A review on fundamentals for designing stable ruthenium-based catalysts for the hydrogen and oxygen evolution reactions

Clean and renewable energy is generally localized and intermittent. Thus, energy conversion and storage technologies are necessary to compensate for these shortcomings. Electrolytic water splitting presents a reliable and promising energy technology for producing high purity hydrogen (H2). Among the platinum metals, ruthenium (Ru) has gained significant attentions as it generally outperforms commercial catalysts in terms of activity at a more affordable price. Although great progress has been made in improving the catalytic activity of Ru-based catalysts, stability remains a major challenge hindering their practical applications.

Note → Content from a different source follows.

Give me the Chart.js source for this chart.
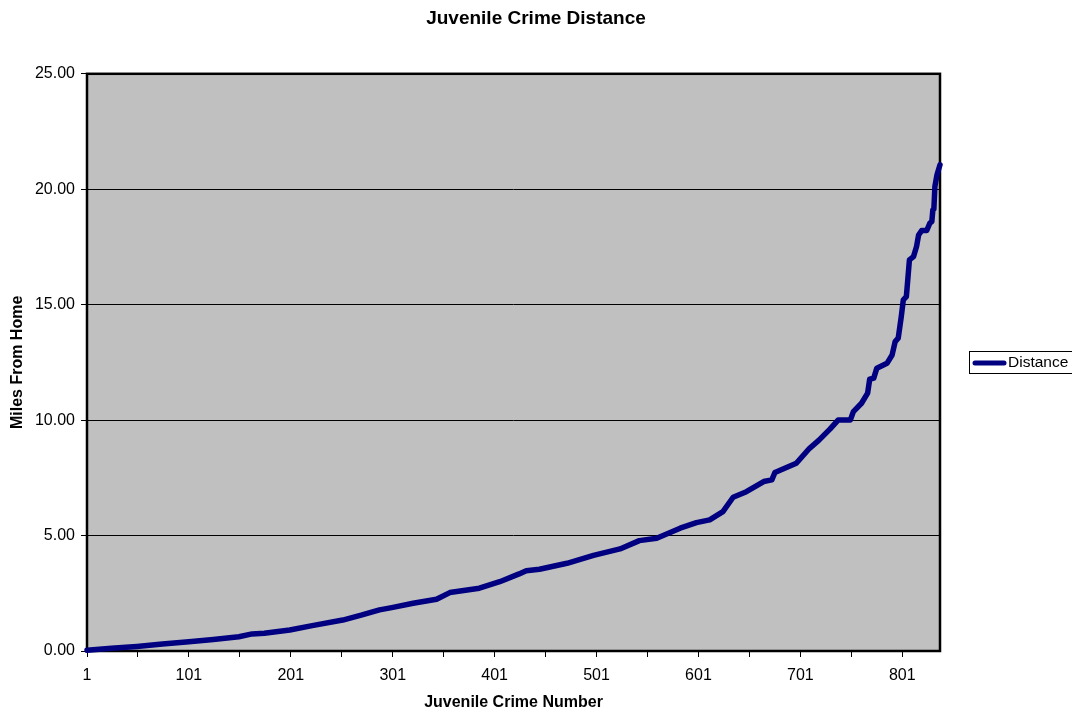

To this end, this review introduces the fundamentals of the stability over Ru-based catalysts for water splitting, including the reaction mechanisms of hydrogen evolution reaction (HER) and oxygen evolution reaction (OER), measurement methods and evaluation criteria, as well as deactivation mechanisms. Moreover, the up-to-date advances of representative strategies for improving HER and OER stability of Ru-based catalysts are further discussed with respect to specific design principles and underlying mechanisms. Ultimately, insights into the challenges and opportunities for Ru-based electrocatalysts are provided to promote the development of next-generation Ru-based catalysts with exceptional stability. This review aims at guiding the design and synthesis of superior catalysts, generating increased interest among researchers, and stimulating further advanced research.